What are SIP Trunks used for?

Posted by SAS on Mar 20, 2019 11:42:00 AM

SIP has fast become a commodity product due to its cost benefits, rapid configuration and business benefits. For those yet to adopt SIP, it’s important to understand the reasons why businesses adopt SIP and how it can help your communications infrastructure.

We’ve highlighted some of the most common uses cases. See if you can spot the ones most pertinent to you.

Cost optimisation

As businesses undergo digital transformation, it’s easy to get carried away with costs. SIP is the perfect technology to bring your business into the 21st century without an increase in expenditure.

Customers moving to SIP trunks for the first time often do so because they have identified the monumental savings associated with them. Per trunk, SIP trunks cost between £1 and £5 dependent on requirements. If you compare this with an average telephone line rental of £17.50 per line, it’s easy to see why businesses are keen to move to SIP trunking.
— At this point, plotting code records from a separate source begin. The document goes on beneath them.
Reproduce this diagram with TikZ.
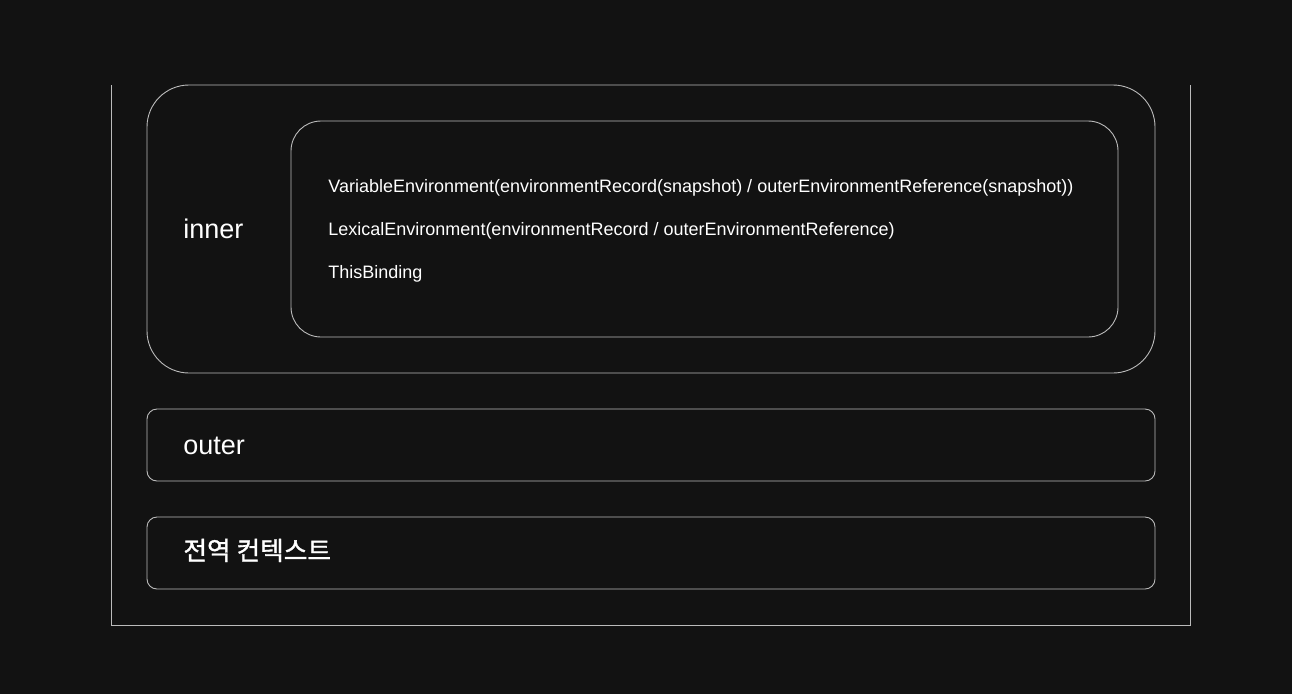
\documentclass[tikz,border=0pt]{standalone}
\usepackage{fontspec}
\setmainfont{Liberation Sans}
\newfontfamily\kofont[FakeBold=1.2]{Noto Sans CJK KR}
\definecolor{bgdark}{HTML}{121212}
\definecolor{linegray}{HTML}{BBBBBB}

\begin{document}
\begin{tikzpicture}[x=1pt, y=-1pt, line width=0.9pt,
    box/.style={draw=linegray},
    title/.style={text=white, font=\fontsize{27}{30}\selectfont, anchor=base west, inner sep=0pt},
    field/.style={text=white, font=\fontsize{18}{21}\selectfont, anchor=base west, inner sep=0pt}
    ]

    \fill[bgdark] (0,0) rectangle (1292,694);
    \useasboundingbox (0,0) rectangle (1292,694);

    % open frame of the stack
    \draw[linegray] (111,85) -- (111,625) -- (1190,625) -- (1190,85);

    % context boxes
    \draw[box, rounded corners=42pt] (147,85) rectangle (1155,373);
    \draw[box, rounded corners=30pt] (291,121) rectangle (1118,337);
    \draw[box, rounded corners=10pt] (147,409) rectangle (1155,481);
    \draw[box, rounded corners=10pt] (147,517) rectangle (1155,589);

    \node[title] (inner) at (183,238) {inner};
    \node[title] (outer) at (183,454) {outer};
    \node[title, font=\kofont\fontsize{25.7}{30}\selectfont] (global) at (183,560) {전역 컨텍스트};

    \node[field] (varenv) at (328,192) {VariableEnvironment(environmentRecord(snapshot) / outerEnvironmentReference(snapshot))};
    \node[field] (lexenv) at (328,235) {LexicalEnvironment(environmentRecord / outerEnvironmentReference)};
    \node[field] (thisbind) at (328,278) {ThisBinding};
    %
\end{tikzpicture}
\end{document}
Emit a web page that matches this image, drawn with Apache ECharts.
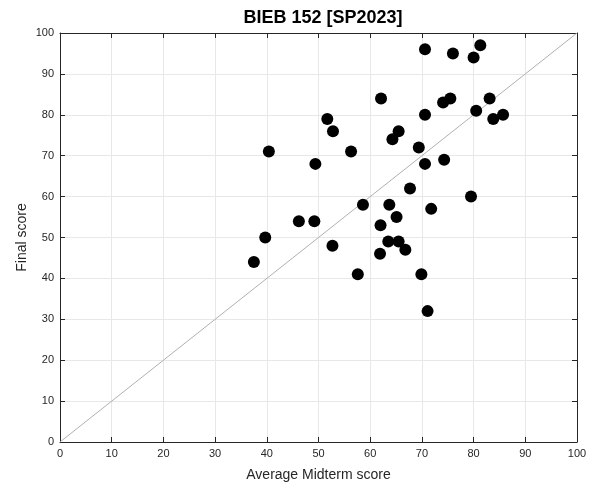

When a business of 100 employees has an ISDN30 with the full 30 channels, this is a monthly cost of at least £450 per month or £5,400 per year. The SIP trunk equivalent costs out at a no more than £150 per month or £1,800 per year. 

Call costs are typically offered at a reduced rate to calling from the PSTN (landline) network. Calls between sites become free of charge as calls are made from SIP to SIP. This on-net connection routes calls over the internet, ensuring no charges are incurred to call your colleagues in another office.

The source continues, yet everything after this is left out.